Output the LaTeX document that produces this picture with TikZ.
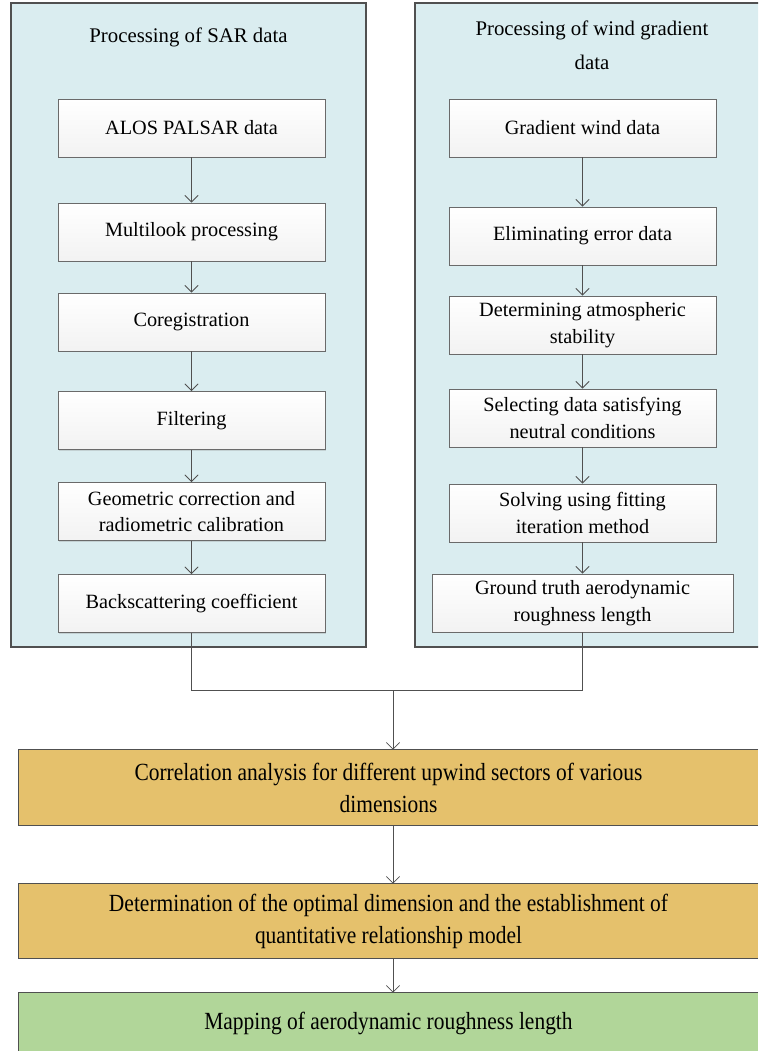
\documentclass[tikz,border=0pt]{standalone}
\usepackage{fontspec}
\setmainfont{Liberation Serif}
\newfontfamily\narrowfont[FakeStretch=0.87]{Liberation Serif}
\usetikzlibrary{positioning, arrows.meta, shadows}
\definecolor{panelblue}{HTML}{DAEDF0}
\definecolor{stageorange}{HTML}{E5C16C}
\definecolor{stagegreen}{HTML}{B1D699}
\definecolor{edgegray}{HTML}{505050}
\tikzset{>={Straight Barb[length=5pt,width=10pt]}}

\begin{document}
\begin{tikzpicture}[x=0.75pt,y=-0.75pt,
    panel/.style={draw=edgegray,line width=0.9pt},
    procbox/.style={draw=edgegray!85,line width=0.7pt,top color=white,bottom color=gray!10,
        minimum width=200.25pt,minimum height=43.5pt,inner sep=0pt,align=center,
        font=\fontsize{15.2}{20}\selectfont,
        drop shadow={shadow xshift=1pt,shadow yshift=-1pt,opacity=0.25,fill=gray}},
    stagebox/.style={minimum width=554.25pt,inner sep=0pt,
        align=center,font=\narrowfont\fontsize{18.5}{24}\selectfont},
    every edge/.style={draw=edgegray,line width=0.6pt}]
    \useasboundingbox (0,0) rectangle (758,1051);
    \clip (0,0) rectangle (758,1051);
    % the two processing panels
    \fill[panelblue] (11,3) rectangle (366,647);
    \draw[panel] (11,3) rectangle (366,647);
    \fill[panelblue] (415,3) rectangle (790,647);
    \draw[panel] (790,3) -- (415,3) -- (415,647) -- (790,647);
    \node[font=\fontsize{15.6}{20}\selectfont] (sartitle) at (188.5,37) {Processing of SAR data};
    \node[align=center,font=\fontsize{15.6}{25.5}\selectfont] (windtitle) at (592,45) {Processing of wind gradient\\data};
    % SAR chain
    \node[procbox] (alos) at (191.5,128) {ALOS PALSAR data};
    \node[procbox] (multi) at (191.5,232) {Multilook processing};
    \node[procbox] (coreg) at (191.5,322) {Coregistration};
    \node[procbox] (filt) at (191.5,420.5) {Filtering};
    \node[procbox] (geo) at (191.5,511.5) {Geometric correction and\\radiometric calibration};
    \node[procbox] (back) at (191.5,603.5) {Backscattering coefficient};
    % wind gradient chain
    \node[procbox] (grad) at (582.5,128) {Gradient wind data};
    \node[procbox] (elim) at (582.5,236) {Eliminating error data};
    \node[procbox] (stab) at (582.5,325) {Determining atmospheric\\stability};
    \node[procbox] (neut) at (582.5,418) {Selecting data satisfying\\neutral conditions};
    \node[procbox] (fit) at (582.5,513) {Solving using fitting\\iteration method};
    \node[procbox,minimum width=225.75pt] (truth) at (582.5,603) {Ground truth aerodynamic\\roughness length};
    % common stages (cut off at the right edge)
    \node[stagebox,fill=stageorange,minimum height=56.25pt] (corr) at (388.5,787.5) {Correlation analysis for different upwind sectors of various\\dimensions};
    \node[stagebox,fill=stageorange,minimum height=55.5pt] (opt) at (388.5,921) {Determination of the optimal dimension and the establishment of\\quantitative relationship model};
    \node[stagebox,fill=stagegreen,minimum height=45pt] (map) at (388.5,1023) {Mapping of aerodynamic roughness length};
    \foreach \s in {corr,opt,map}
        \draw[edgegray,line width=0.9pt] (\s.north east) -- (\s.north west) -- (\s.south west) -- (\s.south east);
    \coordinate (join) at (393,690);
    \path[->]
        (alos)  edge (multi)
        (multi) edge (coreg)
        (coreg) edge (filt)
        (filt)  edge (geo)
        (geo)   edge (back)
        (grad)  edge (elim)
        (elim)  edge (stab)
        (stab)  edge (neut)
        (neut)  edge (fit)
        (fit)   edge (truth)
        (join)  edge (join |- corr.north)
        (join |- corr.south) edge (join |- opt.north)
        (join |- opt.south)  edge (join |- map.north)
    ;
    \draw[edgegray,line width=0.6pt] (back.south) |- (join) -| (truth.south);
\end{tikzpicture}
\end{document}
※
Stated exercise:
Skipping the pictures, transcribe each line above exactly as it appears.

Solution:
Output the LaTeX document that produces this picture with TikZ.
\documentclass[tikz,border=0pt]{standalone}
\usepackage{fontspec}
\setmainfont{Liberation Serif}
\newfontfamily\narrowfont[FakeStretch=0.87]{Liberation Serif}
\usetikzlibrary{positioning, arrows.meta, shadows}
\definecolor{panelblue}{HTML}{DAEDF0}
\definecolor{stageorange}{HTML}{E5C16C}
\definecolor{stagegreen}{HTML}{B1D699}
\definecolor{edgegray}{HTML}{505050}
\tikzset{>={Straight Barb[length=5pt,width=10pt]}}

\begin{document}
\begin{tikzpicture}[x=0.75pt,y=-0.75pt,
    panel/.style={draw=edgegray,line width=0.9pt},
    procbox/.style={draw=edgegray!85,line width=0.7pt,top color=white,bottom color=gray!10,
        minimum width=200.25pt,minimum height=43.5pt,inner sep=0pt,align=center,
        font=\fontsize{15.2}{20}\selectfont,
        drop shadow={shadow xshift=1pt,shadow yshift=-1pt,opacity=0.25,fill=gray}},
    stagebox/.style={minimum width=554.25pt,inner sep=0pt,
        align=center,font=\narrowfont\fontsize{18.5}{24}\selectfont},
    every edge/.style={draw=edgegray,line width=0.6pt}]
    \useasboundingbox (0,0) rectangle (758,1051);
    \clip (0,0) rectangle (758,1051);
    % the two processing panels
    \fill[panelblue] (11,3) rectangle (366,647);
    \draw[panel] (11,3) rectangle (366,647);
    \fill[panelblue] (415,3) rectangle (790,647);
    \draw[panel] (790,3) -- (415,3) -- (415,647) -- (790,647);
    \node[font=\fontsize{15.6}{20}\selectfont] (sartitle) at (188.5,37) {Processing of SAR data};
    \node[align=center,font=\fontsize{15.6}{25.5}\selectfont] (windtitle) at (592,45) {Processing of wind gradient\\data};
    % SAR chain
    \node[procbox] (alos) at (191.5,128) {ALOS PALSAR data};
    \node[procbox] (multi) at (191.5,232) {Multilook processing};
    \node[procbox] (coreg) at (191.5,322) {Coregistration};
    \node[procbox] (filt) at (191.5,420.5) {Filtering};
    \node[procbox] (geo) at (191.5,511.5) {Geometric correction and\\radiometric calibration};
    \node[procbox] (back) at (191.5,603.5) {Backscattering coefficient};
    % wind gradient chain
    \node[procbox] (grad) at (582.5,128) {Gradient wind data};
    \node[procbox] (elim) at (582.5,236) {Eliminating error data};
    \node[procbox] (stab) at (582.5,325) {Determining atmospheric\\stability};
    \node[procbox] (neut) at (582.5,418) {Selecting data satisfying\\neutral conditions};
    \node[procbox] (fit) at (582.5,513) {Solving using fitting\\iteration method};
    \node[procbox,minimum width=225.75pt] (truth) at (582.5,603) {Ground truth aerodynamic\\roughness length};
    % common stages (cut off at the right edge)
    \node[stagebox,fill=stageorange,minimum height=56.25pt] (corr) at (388.5,787.5) {Correlation analysis for different upwind sectors of various\\dimensions};
    \node[stagebox,fill=stageorange,minimum height=55.5pt] (opt) at (388.5,921) {Determination of the optimal dimension and the establishment of\\quantitative relationship model};
    \node[stagebox,fill=stagegreen,minimum height=45pt] (map) at (388.5,1023) {Mapping of aerodynamic roughness length};
    \foreach \s in {corr,opt,map}
        \draw[edgegray,line width=0.9pt] (\s.north east) -- (\s.north west) -- (\s.south west) -- (\s.south east);
    \coordinate (join) at (393,690);
    \path[->]
        (alos)  edge (multi)
        (multi) edge (coreg)
        (coreg) edge (filt)
        (filt)  edge (geo)
        (geo)   edge (back)
        (grad)  edge (elim)
        (elim)  edge (stab)
        (stab)  edge (neut)
        (neut)  edge (fit)
        (fit)   edge (truth)
        (join)  edge (join |- corr.north)
        (join |- corr.south) edge (join |- opt.north)
        (join |- opt.south)  edge (join |- map.north)
    ;
    \draw[edgegray,line width=0.6pt] (back.south) |- (join) -| (truth.south);
\end{tikzpicture}
\end{document}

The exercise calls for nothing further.